If he tripled his money in one year he was taking WAY too much risk. It's no wonder he lost all his profits in 6 months.

I agree with you. But I was amazed at how he just couldn't/wouldn't see it.

And I don't mean to infer that to you either. It's just something I see with many traders.

-ERD50
 
I have some positions with plenty of risk, but they are fairly small percentages of my trading account. The only way to triple your entire account is to take massive risk with the whole account. That's just plain dumb.
 
My friend up above learned a hard lesson about margin.
A few years after making that money he was using margin.

Took the family and mother in-law to Europe for 3 weeks.
Market crashed (dot com bust).
He didn't check his account for over 9 days and had margin calls.
The firm sold everything and he lost over $500k.
He has never recovered from that loss but has a good paying job and no debt.

When I was a young man, I learned that I always lost money trading options.

So today I will sometimes write calls against a position.
Sometimes write puts on something I want to buy at a lower price.

I did buy some deep in the money calls on BAC and made $10k back in Q1 but that
was me just gambling. I don't do that very often.
 
Wow. I don't even know how to respond to that. Your friend sounds like a complete and utter fool, but at least he has a cool story to tell his grandkids.
 
Wow. I don't even know how to respond to that. Your friend sounds like a complete and utter fool, but at least he has a cool story to tell his grandkids.

Yes, not monitoring an account while on a high % of margin is pretty crazy.

Sorry, I didn't mean to distract from your posts with option war-stories. Options and margins are tools. Tools can be used correctly or carelessly.

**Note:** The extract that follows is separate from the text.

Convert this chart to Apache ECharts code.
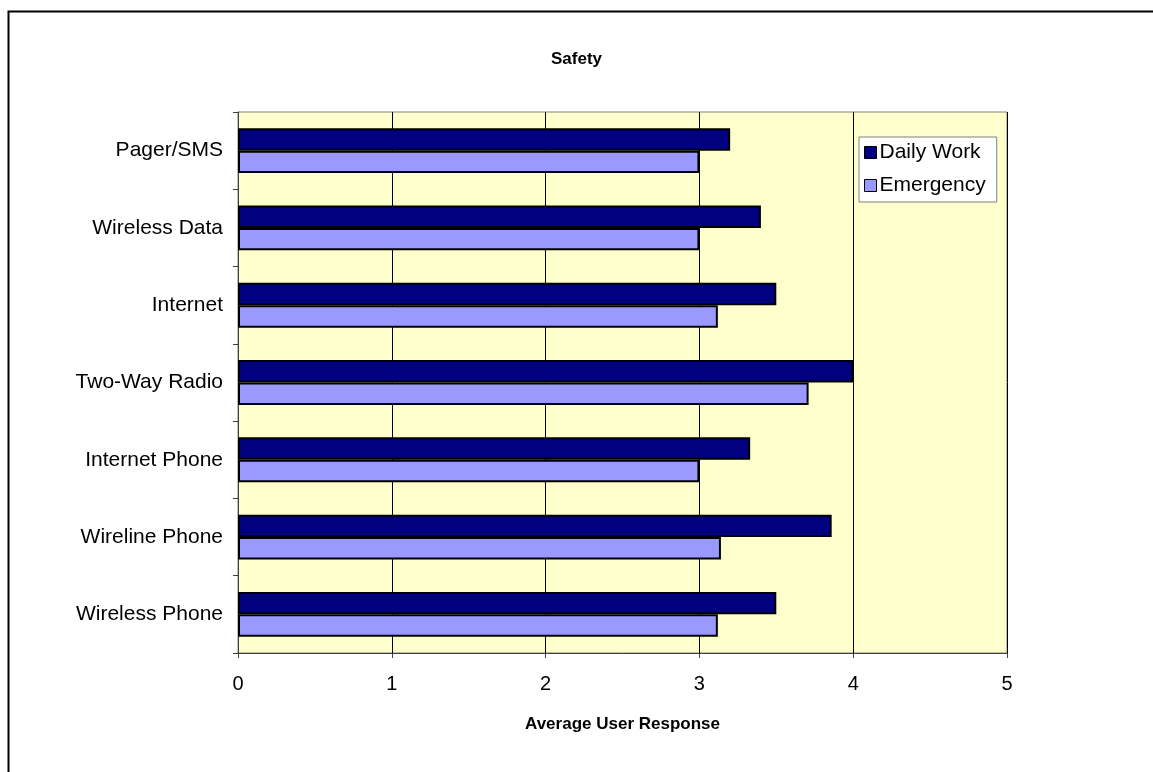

I've also occasionally bought a relatively small amount of deep ITM calls when I felt like speculating on an issue. It's much the same as using margin, the premium effectively replaces the borrowing cost. Premiums on deep ITM calls are pretty low, and your max loss is defined. A deep ITM call will move in-sync with the underlying issue (minus the premium), and you just pay a %, plus that small premium. This allows one to speculate in an IRA, where you can't do margin. Obviously, this is dangerous on a large scale, but if you want to play with a small amount w/o liquidating something else, it is an option (no pun intended).

-ERD50
 
I'll be opening a new batch of trades early next week. I'll paper trade the calls on the high side of the bracket just to see how they react compared to the puts.

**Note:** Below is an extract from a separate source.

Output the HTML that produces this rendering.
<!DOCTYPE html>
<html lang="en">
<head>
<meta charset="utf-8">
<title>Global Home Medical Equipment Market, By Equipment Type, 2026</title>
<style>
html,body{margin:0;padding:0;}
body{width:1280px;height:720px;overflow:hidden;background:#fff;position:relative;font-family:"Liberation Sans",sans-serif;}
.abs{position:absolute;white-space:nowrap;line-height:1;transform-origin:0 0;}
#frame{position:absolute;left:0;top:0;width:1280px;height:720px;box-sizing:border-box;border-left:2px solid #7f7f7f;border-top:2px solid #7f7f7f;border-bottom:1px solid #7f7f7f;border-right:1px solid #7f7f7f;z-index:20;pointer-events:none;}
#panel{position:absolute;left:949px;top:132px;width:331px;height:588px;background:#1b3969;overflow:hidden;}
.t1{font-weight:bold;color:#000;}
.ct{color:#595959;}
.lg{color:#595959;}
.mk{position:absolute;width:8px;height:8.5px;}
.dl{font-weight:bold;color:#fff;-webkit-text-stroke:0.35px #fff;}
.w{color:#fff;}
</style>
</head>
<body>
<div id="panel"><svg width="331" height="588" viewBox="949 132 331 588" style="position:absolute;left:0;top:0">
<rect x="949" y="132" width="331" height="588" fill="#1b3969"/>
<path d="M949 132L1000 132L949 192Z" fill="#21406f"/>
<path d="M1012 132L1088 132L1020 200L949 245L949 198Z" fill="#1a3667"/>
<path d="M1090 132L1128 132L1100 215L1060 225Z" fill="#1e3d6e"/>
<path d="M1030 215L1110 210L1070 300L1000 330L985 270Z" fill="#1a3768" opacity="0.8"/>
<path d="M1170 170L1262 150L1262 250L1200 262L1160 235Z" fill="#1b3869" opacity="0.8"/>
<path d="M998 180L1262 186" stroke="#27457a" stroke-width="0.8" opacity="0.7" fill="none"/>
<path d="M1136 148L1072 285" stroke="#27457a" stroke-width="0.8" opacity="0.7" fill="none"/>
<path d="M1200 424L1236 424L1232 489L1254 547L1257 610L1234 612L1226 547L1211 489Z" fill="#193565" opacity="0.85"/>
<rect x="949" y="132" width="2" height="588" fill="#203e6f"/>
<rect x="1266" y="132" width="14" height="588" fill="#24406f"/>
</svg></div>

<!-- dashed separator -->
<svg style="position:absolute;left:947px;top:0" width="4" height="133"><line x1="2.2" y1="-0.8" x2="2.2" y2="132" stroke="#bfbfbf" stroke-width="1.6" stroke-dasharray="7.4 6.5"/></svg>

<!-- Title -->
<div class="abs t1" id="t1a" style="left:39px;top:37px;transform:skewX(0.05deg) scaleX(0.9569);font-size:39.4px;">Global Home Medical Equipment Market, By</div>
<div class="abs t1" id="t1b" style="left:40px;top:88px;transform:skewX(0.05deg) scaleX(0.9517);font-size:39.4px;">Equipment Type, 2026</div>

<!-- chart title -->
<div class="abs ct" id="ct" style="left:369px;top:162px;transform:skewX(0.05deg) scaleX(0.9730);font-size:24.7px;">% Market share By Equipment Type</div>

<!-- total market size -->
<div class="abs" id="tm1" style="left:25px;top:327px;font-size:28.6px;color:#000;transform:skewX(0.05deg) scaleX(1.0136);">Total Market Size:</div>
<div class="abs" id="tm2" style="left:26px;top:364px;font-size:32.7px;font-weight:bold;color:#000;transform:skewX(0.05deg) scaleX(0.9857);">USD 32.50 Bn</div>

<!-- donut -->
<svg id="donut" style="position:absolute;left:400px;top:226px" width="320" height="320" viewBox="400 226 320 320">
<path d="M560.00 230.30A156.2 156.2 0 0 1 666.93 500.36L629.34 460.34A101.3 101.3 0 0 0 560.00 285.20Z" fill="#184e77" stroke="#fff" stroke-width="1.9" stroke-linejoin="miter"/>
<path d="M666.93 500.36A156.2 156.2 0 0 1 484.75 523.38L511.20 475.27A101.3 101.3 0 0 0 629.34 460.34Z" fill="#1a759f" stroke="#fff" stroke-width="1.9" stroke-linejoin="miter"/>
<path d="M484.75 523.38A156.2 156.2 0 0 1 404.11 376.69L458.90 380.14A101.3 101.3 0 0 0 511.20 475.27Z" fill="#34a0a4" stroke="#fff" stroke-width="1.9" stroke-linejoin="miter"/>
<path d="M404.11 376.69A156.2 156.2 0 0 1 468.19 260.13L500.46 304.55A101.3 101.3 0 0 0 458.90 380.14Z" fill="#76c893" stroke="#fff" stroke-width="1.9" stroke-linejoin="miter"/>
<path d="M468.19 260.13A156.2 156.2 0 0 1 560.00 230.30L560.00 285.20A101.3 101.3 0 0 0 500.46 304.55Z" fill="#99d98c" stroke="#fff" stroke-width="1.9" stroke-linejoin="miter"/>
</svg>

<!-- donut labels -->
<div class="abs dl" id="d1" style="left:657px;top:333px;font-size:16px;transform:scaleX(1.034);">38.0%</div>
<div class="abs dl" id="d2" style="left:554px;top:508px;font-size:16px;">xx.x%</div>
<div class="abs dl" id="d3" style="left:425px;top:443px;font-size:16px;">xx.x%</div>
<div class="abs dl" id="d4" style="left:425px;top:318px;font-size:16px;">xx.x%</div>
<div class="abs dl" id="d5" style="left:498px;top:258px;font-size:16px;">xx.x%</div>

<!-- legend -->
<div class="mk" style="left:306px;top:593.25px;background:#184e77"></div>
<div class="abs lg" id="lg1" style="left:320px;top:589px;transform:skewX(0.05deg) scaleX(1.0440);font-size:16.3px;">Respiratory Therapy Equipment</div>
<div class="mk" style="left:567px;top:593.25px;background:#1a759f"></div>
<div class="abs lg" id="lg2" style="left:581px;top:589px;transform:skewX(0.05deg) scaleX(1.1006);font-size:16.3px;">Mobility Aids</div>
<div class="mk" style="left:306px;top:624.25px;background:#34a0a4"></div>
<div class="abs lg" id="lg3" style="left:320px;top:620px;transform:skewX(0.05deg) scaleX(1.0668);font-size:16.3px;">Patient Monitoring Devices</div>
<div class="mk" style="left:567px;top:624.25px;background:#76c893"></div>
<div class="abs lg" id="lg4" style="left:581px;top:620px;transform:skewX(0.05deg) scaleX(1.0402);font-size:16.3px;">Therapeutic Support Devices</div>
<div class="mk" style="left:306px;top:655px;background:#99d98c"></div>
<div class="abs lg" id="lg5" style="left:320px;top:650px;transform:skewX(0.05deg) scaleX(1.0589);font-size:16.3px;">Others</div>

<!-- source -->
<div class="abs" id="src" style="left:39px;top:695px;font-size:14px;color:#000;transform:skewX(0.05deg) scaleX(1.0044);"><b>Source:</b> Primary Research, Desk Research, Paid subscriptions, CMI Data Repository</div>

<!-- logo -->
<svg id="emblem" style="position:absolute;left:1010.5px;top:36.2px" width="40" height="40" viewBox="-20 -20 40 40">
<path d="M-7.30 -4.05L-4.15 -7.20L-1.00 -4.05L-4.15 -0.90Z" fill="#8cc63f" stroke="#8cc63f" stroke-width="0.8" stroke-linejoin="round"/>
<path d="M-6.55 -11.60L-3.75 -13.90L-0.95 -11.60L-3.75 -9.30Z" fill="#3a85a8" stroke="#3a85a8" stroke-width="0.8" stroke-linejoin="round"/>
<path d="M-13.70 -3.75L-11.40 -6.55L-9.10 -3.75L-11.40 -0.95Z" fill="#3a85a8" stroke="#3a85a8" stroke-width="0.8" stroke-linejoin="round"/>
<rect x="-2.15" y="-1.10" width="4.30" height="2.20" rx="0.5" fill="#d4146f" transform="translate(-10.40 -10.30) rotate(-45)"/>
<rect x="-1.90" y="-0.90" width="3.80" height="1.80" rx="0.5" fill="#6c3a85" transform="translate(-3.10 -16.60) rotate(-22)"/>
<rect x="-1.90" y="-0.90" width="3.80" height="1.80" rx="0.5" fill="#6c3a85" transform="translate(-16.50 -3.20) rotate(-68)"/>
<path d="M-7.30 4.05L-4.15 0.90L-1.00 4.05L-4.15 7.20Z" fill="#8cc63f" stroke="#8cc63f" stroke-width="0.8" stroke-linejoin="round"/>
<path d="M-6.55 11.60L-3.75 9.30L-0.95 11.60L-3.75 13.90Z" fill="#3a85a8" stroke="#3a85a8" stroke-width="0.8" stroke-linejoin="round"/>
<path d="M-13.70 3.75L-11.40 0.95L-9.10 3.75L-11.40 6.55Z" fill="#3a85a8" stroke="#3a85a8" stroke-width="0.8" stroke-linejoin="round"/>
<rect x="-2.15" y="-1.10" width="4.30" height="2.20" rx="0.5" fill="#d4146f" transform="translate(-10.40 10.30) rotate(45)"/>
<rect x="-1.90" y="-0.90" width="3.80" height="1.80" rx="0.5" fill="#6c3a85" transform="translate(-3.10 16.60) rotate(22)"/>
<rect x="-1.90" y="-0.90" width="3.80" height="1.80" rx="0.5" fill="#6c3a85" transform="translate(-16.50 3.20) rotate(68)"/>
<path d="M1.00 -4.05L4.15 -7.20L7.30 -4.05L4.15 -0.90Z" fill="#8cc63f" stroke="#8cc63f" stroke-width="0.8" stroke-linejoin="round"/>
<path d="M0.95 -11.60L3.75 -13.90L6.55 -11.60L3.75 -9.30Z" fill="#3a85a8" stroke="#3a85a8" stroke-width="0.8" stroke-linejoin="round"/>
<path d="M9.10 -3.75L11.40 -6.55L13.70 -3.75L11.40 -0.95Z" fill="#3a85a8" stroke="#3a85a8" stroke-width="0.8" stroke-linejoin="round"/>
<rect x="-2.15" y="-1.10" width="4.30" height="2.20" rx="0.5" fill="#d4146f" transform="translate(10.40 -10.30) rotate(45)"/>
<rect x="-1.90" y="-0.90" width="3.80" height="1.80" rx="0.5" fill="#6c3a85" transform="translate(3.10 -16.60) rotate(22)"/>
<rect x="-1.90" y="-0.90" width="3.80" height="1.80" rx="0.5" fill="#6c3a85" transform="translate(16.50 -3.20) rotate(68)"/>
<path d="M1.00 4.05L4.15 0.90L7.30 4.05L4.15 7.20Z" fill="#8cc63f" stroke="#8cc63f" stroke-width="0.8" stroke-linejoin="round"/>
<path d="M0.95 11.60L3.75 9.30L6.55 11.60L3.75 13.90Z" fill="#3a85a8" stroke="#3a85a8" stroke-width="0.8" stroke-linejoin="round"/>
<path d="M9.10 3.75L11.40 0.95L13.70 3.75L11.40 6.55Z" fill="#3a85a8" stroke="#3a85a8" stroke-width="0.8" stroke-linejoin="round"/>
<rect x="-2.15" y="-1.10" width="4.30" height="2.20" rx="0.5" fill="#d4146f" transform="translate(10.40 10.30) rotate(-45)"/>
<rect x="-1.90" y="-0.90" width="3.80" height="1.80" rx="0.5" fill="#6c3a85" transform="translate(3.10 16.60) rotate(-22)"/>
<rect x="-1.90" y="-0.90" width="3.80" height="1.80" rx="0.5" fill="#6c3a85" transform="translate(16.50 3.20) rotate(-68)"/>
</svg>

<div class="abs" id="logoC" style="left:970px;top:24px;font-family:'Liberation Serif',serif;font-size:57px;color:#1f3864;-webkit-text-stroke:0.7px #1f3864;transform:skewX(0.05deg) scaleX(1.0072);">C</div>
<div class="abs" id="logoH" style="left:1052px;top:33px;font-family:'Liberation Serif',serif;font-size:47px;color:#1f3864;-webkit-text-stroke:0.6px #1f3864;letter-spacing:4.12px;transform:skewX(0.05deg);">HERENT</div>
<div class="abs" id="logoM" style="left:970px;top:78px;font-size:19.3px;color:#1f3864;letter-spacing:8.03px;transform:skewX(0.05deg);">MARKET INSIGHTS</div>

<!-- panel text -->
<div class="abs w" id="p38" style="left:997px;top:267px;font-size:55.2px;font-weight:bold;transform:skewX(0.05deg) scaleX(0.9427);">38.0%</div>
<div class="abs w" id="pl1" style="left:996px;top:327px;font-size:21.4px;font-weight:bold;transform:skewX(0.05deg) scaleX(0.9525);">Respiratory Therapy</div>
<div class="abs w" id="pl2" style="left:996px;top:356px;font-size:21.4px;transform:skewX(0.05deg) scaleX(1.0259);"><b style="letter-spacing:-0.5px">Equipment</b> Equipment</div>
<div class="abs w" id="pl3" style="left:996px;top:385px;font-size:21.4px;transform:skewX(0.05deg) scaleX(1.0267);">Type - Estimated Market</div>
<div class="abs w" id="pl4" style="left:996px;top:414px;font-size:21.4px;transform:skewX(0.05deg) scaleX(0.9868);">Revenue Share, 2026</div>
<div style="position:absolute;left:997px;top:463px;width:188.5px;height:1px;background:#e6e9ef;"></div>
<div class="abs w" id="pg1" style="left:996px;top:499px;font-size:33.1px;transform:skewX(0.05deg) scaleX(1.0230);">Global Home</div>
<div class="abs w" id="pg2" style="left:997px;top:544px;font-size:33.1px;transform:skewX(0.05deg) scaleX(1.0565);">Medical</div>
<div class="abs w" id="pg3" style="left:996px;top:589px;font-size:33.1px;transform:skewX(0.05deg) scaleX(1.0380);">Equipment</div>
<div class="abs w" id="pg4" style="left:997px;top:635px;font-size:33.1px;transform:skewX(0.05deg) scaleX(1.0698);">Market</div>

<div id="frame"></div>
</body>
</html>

Are you still trading, positioning for the downside?

I'm just protecting my capital, waiting for this to play out.
Never been good at trying to catch a falling knife.
 
I have just read through this whole a bit older thread, utrecht thanks for all the valuable information written in it. Are you still selling your mechanical weekly puts on SPY? How has it been going for you in the past 4 years?

Actually there was recently a paper made by prof. Bondarenko that analyzes and compares the strategies of selling monthly puts on SPY (index ticker PUT) and weekly puts on SPY (index ticker WPUT). Here is the paper itself: http://www.cboe.com/micro/buywrite/put-oleg.pdf

And here is an article that summarizes the findings of the paper: https://www.indexologyblog.com/2016...riguing-new-analysis-of-put-and-wput-indexes/

Long story short, simple B&H of SPY had the best longterm return (but only due to the bullish past few years!) but selling monthly puts had the highest sharpe ratio, followed by selling weekly puts and B&H of SPY had the lowest sharpe ratio of these 3. So actually it seems that utrechts strategy of B&H and using margin for selling extra puts is a pretty clever strategy to get some additional profit (of course for higher risk, but as the risk adjusted return of PUT and WPUT has been better than B&H of SPY one should be better off doing this strategy than not doing it). Also trading costs probably change a bit the expected returns of this strategy.

In the graph that charts selling weekly puts it seems that past 2 years didnt actually bring in any profit and the strategy would be breakeven - how have you been holding up?